Supplied material ::
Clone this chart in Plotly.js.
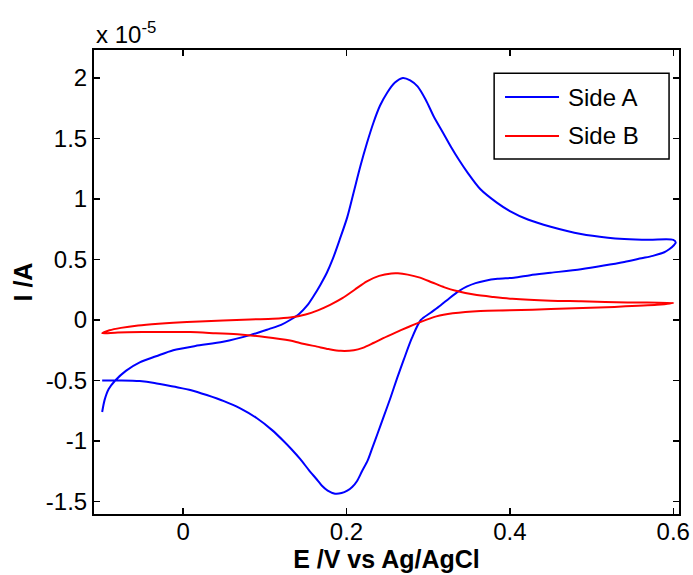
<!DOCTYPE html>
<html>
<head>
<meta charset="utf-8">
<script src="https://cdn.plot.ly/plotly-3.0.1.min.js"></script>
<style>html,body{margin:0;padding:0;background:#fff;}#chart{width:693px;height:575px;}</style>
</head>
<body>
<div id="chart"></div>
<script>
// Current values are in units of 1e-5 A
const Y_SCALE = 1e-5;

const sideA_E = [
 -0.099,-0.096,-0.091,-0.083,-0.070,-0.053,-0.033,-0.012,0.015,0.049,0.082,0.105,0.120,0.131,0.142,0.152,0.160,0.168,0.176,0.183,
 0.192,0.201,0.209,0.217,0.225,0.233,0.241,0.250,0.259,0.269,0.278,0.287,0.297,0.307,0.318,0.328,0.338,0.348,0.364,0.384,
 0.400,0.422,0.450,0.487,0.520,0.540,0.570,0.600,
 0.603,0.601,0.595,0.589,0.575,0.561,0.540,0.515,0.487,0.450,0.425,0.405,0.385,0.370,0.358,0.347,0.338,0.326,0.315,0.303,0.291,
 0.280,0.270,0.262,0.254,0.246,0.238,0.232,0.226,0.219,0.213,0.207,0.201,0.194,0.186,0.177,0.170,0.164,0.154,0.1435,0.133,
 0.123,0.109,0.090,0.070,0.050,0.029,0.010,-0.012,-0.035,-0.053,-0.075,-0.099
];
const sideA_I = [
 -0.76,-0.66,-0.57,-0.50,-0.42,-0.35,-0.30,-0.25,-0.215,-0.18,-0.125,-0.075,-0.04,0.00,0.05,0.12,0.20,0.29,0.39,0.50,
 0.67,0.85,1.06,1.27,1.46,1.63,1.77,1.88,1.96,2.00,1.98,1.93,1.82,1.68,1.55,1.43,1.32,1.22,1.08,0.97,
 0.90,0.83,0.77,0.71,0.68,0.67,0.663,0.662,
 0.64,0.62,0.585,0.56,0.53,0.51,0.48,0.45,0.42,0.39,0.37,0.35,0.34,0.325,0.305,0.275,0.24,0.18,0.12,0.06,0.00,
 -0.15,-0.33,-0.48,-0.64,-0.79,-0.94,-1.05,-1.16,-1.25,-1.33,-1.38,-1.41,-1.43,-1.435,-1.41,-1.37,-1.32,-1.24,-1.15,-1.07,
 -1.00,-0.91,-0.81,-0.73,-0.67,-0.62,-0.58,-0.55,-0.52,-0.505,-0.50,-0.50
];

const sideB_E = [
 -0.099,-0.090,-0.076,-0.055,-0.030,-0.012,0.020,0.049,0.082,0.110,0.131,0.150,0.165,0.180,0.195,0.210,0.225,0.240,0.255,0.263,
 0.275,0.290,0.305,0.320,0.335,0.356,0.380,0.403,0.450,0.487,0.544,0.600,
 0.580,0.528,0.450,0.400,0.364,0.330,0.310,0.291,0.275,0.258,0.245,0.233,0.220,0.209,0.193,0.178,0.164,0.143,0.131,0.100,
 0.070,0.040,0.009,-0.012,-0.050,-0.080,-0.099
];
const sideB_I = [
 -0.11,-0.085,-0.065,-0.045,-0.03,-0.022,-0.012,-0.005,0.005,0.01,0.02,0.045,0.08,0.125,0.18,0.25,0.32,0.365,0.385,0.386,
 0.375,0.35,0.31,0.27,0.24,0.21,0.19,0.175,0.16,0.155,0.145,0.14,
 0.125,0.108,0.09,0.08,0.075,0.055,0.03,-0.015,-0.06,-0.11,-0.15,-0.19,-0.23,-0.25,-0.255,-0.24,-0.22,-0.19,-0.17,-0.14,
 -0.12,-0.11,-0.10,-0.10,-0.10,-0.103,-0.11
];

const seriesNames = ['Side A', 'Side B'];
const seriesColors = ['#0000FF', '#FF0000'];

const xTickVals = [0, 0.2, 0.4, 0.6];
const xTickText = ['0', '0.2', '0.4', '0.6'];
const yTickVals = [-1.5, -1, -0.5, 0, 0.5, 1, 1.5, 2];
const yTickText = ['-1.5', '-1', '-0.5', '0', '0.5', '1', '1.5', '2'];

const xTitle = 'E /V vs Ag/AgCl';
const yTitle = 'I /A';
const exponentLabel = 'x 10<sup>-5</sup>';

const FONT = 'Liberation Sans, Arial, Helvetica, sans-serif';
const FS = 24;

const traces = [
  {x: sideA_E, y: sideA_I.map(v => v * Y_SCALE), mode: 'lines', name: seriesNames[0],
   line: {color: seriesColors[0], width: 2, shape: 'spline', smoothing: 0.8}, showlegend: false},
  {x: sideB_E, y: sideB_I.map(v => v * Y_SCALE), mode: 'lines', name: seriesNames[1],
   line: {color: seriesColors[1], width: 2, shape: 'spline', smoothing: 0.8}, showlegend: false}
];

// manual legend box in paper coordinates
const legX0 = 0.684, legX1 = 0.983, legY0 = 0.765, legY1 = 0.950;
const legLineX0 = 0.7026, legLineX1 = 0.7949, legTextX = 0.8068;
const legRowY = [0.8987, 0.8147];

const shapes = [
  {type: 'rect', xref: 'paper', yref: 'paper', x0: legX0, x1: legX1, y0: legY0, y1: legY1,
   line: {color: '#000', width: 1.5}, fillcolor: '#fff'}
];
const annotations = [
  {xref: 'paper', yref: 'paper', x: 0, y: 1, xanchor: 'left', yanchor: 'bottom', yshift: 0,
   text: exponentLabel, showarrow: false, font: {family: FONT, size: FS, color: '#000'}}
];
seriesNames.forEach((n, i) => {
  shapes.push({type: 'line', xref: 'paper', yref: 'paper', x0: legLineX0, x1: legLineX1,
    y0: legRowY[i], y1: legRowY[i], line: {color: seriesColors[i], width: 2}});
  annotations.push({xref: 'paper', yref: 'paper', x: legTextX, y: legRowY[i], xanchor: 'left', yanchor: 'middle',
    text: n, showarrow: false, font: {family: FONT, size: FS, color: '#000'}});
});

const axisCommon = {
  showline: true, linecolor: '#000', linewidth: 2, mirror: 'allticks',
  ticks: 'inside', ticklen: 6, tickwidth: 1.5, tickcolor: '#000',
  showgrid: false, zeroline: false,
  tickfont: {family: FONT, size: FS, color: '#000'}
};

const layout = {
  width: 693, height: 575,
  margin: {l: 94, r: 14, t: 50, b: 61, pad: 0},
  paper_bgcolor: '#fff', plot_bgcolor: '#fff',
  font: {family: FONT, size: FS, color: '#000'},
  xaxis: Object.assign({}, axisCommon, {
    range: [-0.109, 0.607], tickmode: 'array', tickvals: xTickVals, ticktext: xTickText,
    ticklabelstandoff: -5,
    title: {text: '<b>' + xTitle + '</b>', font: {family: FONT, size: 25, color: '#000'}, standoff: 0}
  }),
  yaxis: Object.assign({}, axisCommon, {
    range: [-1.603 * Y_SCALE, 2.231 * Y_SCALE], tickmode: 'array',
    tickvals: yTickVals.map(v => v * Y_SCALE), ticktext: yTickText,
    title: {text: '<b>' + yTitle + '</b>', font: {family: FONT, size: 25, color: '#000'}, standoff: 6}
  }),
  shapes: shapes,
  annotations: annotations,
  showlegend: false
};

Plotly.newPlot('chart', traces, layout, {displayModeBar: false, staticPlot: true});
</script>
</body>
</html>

The problem :: The lines from the top of the data above through the one holding "const Y_SCALE = 1e-5;" are to be repeated exactly, and only those, with no pictures.

Written response ::
Clone this chart in Plotly.js.
<!DOCTYPE html>
<html>
<head>
<meta charset="utf-8">
<script src="https://cdn.plot.ly/plotly-3.0.1.min.js"></script>
<style>html,body{margin:0;padding:0;background:#fff;}#chart{width:693px;height:575px;}</style>
</head>
<body>
<div id="chart"></div>
<script>
// Current values are in units of 1e-5 A
const Y_SCALE = 1e-5;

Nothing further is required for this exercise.